TASK REQUIREMENTS: Reproduce the listing word for word. Skip any image.

DATA PROVIDED:

===

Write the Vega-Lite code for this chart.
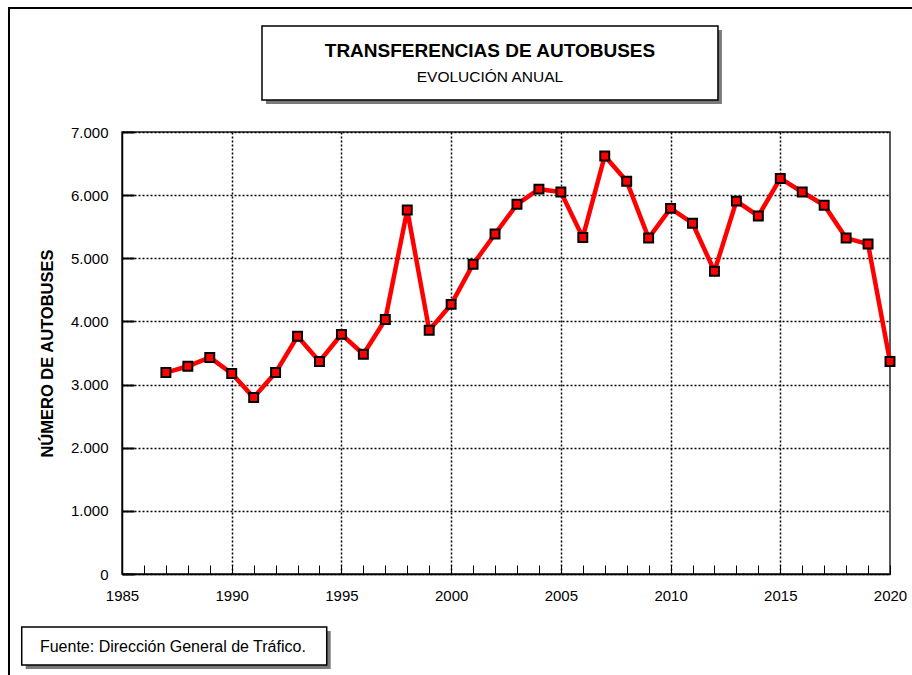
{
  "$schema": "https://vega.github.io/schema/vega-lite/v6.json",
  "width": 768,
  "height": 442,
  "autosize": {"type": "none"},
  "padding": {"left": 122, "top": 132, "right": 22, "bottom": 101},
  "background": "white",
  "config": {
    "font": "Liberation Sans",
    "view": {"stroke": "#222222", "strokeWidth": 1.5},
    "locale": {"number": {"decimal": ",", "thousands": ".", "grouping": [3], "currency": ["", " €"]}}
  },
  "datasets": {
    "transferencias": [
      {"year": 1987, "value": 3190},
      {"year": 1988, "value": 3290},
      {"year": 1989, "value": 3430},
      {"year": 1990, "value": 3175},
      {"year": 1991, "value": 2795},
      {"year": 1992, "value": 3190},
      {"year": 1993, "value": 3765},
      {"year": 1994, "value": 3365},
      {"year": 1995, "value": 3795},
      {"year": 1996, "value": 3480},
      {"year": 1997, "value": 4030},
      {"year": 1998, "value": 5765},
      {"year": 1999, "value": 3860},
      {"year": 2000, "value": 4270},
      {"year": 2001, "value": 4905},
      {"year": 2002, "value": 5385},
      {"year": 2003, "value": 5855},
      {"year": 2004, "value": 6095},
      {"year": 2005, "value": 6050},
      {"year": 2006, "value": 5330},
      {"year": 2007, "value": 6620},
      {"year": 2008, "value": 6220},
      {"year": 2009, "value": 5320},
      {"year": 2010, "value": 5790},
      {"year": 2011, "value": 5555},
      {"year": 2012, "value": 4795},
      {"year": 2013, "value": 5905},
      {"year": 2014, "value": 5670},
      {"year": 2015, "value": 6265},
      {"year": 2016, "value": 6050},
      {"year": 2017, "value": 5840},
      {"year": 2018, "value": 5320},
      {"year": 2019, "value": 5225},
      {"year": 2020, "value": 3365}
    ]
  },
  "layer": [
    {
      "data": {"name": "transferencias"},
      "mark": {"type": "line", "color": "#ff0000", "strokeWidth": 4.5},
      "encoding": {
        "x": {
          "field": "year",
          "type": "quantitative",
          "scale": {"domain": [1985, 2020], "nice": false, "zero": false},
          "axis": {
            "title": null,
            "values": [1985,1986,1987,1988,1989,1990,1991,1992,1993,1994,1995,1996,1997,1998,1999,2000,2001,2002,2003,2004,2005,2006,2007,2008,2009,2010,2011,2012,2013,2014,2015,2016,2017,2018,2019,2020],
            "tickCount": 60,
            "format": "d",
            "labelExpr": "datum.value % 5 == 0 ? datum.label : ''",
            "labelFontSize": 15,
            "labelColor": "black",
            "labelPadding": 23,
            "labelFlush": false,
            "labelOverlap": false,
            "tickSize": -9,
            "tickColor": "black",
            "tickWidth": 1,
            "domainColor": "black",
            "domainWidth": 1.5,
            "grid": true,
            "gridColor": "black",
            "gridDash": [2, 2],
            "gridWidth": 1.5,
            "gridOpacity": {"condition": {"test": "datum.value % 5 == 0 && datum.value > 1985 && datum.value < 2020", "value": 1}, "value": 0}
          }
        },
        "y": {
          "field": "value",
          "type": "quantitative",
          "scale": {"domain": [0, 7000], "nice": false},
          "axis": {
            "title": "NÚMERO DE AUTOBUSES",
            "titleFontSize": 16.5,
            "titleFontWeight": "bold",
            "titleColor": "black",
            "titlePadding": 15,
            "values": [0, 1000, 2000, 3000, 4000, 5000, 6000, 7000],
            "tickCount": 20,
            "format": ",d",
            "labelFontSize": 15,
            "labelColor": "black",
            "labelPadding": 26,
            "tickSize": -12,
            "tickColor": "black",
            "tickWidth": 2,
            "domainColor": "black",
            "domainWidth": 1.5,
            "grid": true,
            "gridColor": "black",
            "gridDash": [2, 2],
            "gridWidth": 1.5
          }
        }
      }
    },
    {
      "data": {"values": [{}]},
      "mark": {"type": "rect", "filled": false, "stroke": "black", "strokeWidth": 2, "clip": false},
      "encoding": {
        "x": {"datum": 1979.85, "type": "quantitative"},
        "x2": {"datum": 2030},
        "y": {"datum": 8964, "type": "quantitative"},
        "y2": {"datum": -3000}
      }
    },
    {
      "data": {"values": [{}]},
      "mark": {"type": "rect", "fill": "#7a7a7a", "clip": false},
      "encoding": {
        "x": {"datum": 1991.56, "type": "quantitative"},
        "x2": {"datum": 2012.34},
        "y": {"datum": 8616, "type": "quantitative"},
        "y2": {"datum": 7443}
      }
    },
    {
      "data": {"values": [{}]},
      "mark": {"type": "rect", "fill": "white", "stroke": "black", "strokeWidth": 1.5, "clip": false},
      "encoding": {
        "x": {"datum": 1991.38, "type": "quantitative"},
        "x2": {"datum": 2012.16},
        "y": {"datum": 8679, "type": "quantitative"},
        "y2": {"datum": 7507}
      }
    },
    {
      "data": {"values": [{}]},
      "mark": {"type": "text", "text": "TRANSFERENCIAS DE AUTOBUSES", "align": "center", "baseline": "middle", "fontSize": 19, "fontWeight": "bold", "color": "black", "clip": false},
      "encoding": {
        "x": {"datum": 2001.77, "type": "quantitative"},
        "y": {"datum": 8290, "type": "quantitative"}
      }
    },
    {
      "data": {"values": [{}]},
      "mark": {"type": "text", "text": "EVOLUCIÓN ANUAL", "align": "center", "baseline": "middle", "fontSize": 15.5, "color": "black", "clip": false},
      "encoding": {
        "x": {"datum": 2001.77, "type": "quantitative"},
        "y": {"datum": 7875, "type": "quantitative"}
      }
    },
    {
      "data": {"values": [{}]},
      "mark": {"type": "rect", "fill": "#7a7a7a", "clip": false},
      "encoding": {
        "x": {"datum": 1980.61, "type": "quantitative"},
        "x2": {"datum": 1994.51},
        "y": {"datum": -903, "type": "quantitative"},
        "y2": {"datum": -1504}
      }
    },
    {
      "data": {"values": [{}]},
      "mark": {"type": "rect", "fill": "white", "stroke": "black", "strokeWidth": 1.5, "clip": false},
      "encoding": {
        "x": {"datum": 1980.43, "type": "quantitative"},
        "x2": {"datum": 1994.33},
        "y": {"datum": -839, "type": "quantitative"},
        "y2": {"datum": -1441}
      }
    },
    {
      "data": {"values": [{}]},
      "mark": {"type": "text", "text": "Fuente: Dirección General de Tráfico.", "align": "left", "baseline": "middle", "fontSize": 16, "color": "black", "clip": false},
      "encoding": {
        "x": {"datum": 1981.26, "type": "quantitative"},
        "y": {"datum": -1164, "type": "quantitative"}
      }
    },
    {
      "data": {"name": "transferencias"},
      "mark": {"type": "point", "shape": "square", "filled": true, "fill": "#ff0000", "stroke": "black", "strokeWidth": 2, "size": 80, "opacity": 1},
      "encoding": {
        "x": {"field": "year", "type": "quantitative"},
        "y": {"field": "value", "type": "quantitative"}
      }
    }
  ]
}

===

SOLUTION BELOW:
Write the Vega-Lite code for this chart.
{
  "$schema": "https://vega.github.io/schema/vega-lite/v6.json",
  "width": 768,
  "height": 442,
  "autosize": {"type": "none"},
  "padding": {"left": 122, "top": 132, "right": 22, "bottom": 101},
  "background": "white",
  "config": {
    "font": "Liberation Sans",
    "view": {"stroke": "#222222", "strokeWidth": 1.5},
    "locale": {"number": {"decimal": ",", "thousands": ".", "grouping": [3], "currency": ["", " €"]}}
  },
  "datasets": {
    "transferencias": [
      {"year": 1987, "value": 3190},
      {"year": 1988, "value": 3290},
      {"year": 1989, "value": 3430},
      {"year": 1990, "value": 3175},
      {"year": 1991, "value": 2795},
      {"year": 1992, "value": 3190},
      {"year": 1993, "value": 3765},
      {"year": 1994, "value": 3365},
      {"year": 1995, "value": 3795},
      {"year": 1996, "value": 3480},
      {"year": 1997, "value": 4030},
      {"year": 1998, "value": 5765},
      {"year": 1999, "value": 3860},
      {"year": 2000, "value": 4270},
      {"year": 2001, "value": 4905},
      {"year": 2002, "value": 5385},
      {"year": 2003, "value": 5855},
      {"year": 2004, "value": 6095},
      {"year": 2005, "value": 6050},
      {"year": 2006, "value": 5330},
      {"year": 2007, "value": 6620},
      {"year": 2008, "value": 6220},
      {"year": 2009, "value": 5320},
      {"year": 2010, "value": 5790},
      {"year": 2011, "value": 5555},
      {"year": 2012, "value": 4795},
      {"year": 2013, "value": 5905},
      {"year": 2014, "value": 5670},
      {"year": 2015, "value": 6265},
      {"year": 2016, "value": 6050},
      {"year": 2017, "value": 5840},
      {"year": 2018, "value": 5320},
      {"year": 2019, "value": 5225},
      {"year": 2020, "value": 3365}
    ]
  },
  "layer": [
    {
      "data": {"name": "transferencias"},
      "mark": {"type": "line", "color": "#ff0000", "strokeWidth": 4.5},
      "encoding": {
        "x": {
          "field": "year",
          "type": "quantitative",
          "scale": {"domain": [1985, 2020], "nice": false, "zero": false},
          "axis": {
            "title": null,
            "values": [1985,1986,1987,1988,1989,1990,1991,1992,1993,1994,1995,1996,1997,1998,1999,2000,2001,2002,2003,2004,2005,2006,2007,2008,2009,2010,2011,2012,2013,2014,2015,2016,2017,2018,2019,2020],
            "tickCount": 60,
            "format": "d",
            "labelExpr": "datum.value % 5 == 0 ? datum.label : ''",
            "labelFontSize": 15,
            "labelColor": "black",
            "labelPadding": 23,
            "labelFlush": false,
            "labelOverlap": false,
            "tickSize": -9,
            "tickColor": "black",
            "tickWidth": 1,
            "domainColor": "black",
            "domainWidth": 1.5,
            "grid": true,
            "gridColor": "black",
            "gridDash": [2, 2],
            "gridWidth": 1.5,
            "gridOpacity": {"condition": {"test": "datum.value % 5 == 0 && datum.value > 1985 && datum.value < 2020", "value": 1}, "value": 0}
          }
        },
        "y": {
          "field": "value",
          "type": "quantitative",
          "scale": {"domain": [0, 7000], "nice": false},
          "axis": {
            "title": "NÚMERO DE AUTOBUSES",
            "titleFontSize": 16.5,
            "titleFontWeight": "bold",
            "titleColor": "black",
            "titlePadding": 15,
            "values": [0, 1000, 2000, 3000, 4000, 5000, 6000, 7000],
            "tickCount": 20,
            "format": ",d",
            "labelFontSize": 15,
            "labelColor": "black",
            "labelPadding": 26,
            "tickSize": -12,
            "tickColor": "black",
            "tickWidth": 2,
            "domainColor": "black",
            "domainWidth": 1.5,
            "grid": true,
            "gridColor": "black",
            "gridDash": [2, 2],
            "gridWidth": 1.5
          }
        }
      }
    },
    {
      "data": {"values": [{}]},
      "mark": {"type": "rect", "filled": false, "stroke": "black", "strokeWidth": 2, "clip": false},
      "encoding": {
        "x": {"datum": 1979.85, "type": "quantitative"},
        "x2": {"datum": 2030},
        "y": {"datum": 8964, "type": "quantitative"},
        "y2": {"datum": -3000}
      }
    },
    {
      "data": {"values": [{}]},
      "mark": {"type": "rect", "fill": "#7a7a7a", "clip": false},
      "encoding": {
        "x": {"datum": 1991.56, "type": "quantitative"},
        "x2": {"datum": 2012.34},
        "y": {"datum": 8616, "type": "quantitative"},
        "y2": {"datum": 7443}
      }
    },
    {
      "data": {"values": [{}]},
      "mark": {"type": "rect", "fill": "white", "stroke": "black", "strokeWidth": 1.5, "clip": false},
      "encoding": {
        "x": {"datum": 1991.38, "type": "quantitative"},
        "x2": {"datum": 2012.16},
        "y": {"datum": 8679, "type": "quantitative"},
        "y2": {"datum": 7507}
      }
    },
    {
      "data": {"values": [{}]},
      "mark": {"type": "text", "text": "TRANSFERENCIAS DE AUTOBUSES", "align": "center", "baseline": "middle", "fontSize": 19, "fontWeight": "bold", "color": "black", "clip": false},
      "encoding": {
        "x": {"datum": 2001.77, "type": "quantitative"},
        "y": {"datum": 8290, "type": "quantitative"}
      }
    },
    {
      "data": {"values": [{}]},
      "mark": {"type": "text", "text": "EVOLUCIÓN ANUAL", "align": "center", "baseline": "middle", "fontSize": 15.5, "color": "black", "clip": false},
      "encoding": {
        "x": {"datum": 2001.77, "type": "quantitative"},
        "y": {"datum": 7875, "type": "quantitative"}
      }
    },
    {
      "data": {"values": [{}]},
      "mark": {"type": "rect", "fill": "#7a7a7a", "clip": false},
      "encoding": {
        "x": {"datum": 1980.61, "type": "quantitative"},
        "x2": {"datum": 1994.51},
        "y": {"datum": -903, "type": "quantitative"},
        "y2": {"datum": -1504}
      }
    },
    {
      "data": {"values": [{}]},
      "mark": {"type": "rect", "fill": "white", "stroke": "black", "strokeWidth": 1.5, "clip": false},
      "encoding": {
        "x": {"datum": 1980.43, "type": "quantitative"},
        "x2": {"datum": 1994.33},
        "y": {"datum": -839, "type": "quantitative"},
        "y2": {"datum": -1441}
      }
    },
    {
      "data": {"values": [{}]},
      "mark": {"type": "text", "text": "Fuente: Dirección General de Tráfico.", "align": "left", "baseline": "middle", "fontSize": 16, "color": "black", "clip": false},
      "encoding": {
        "x": {"datum": 1981.26, "type": "quantitative"},
        "y": {"datum": -1164, "type": "quantitative"}
      }
    },
    {
      "data": {"name": "transferencias"},
      "mark": {"type": "point", "shape": "square", "filled": true, "fill": "#ff0000", "stroke": "black", "strokeWidth": 2, "size": 80, "opacity": 1},
      "encoding": {
        "x": {"field": "year", "type": "quantitative"},
        "y": {"field": "value", "type": "quantitative"}
      }
    }
  ]
}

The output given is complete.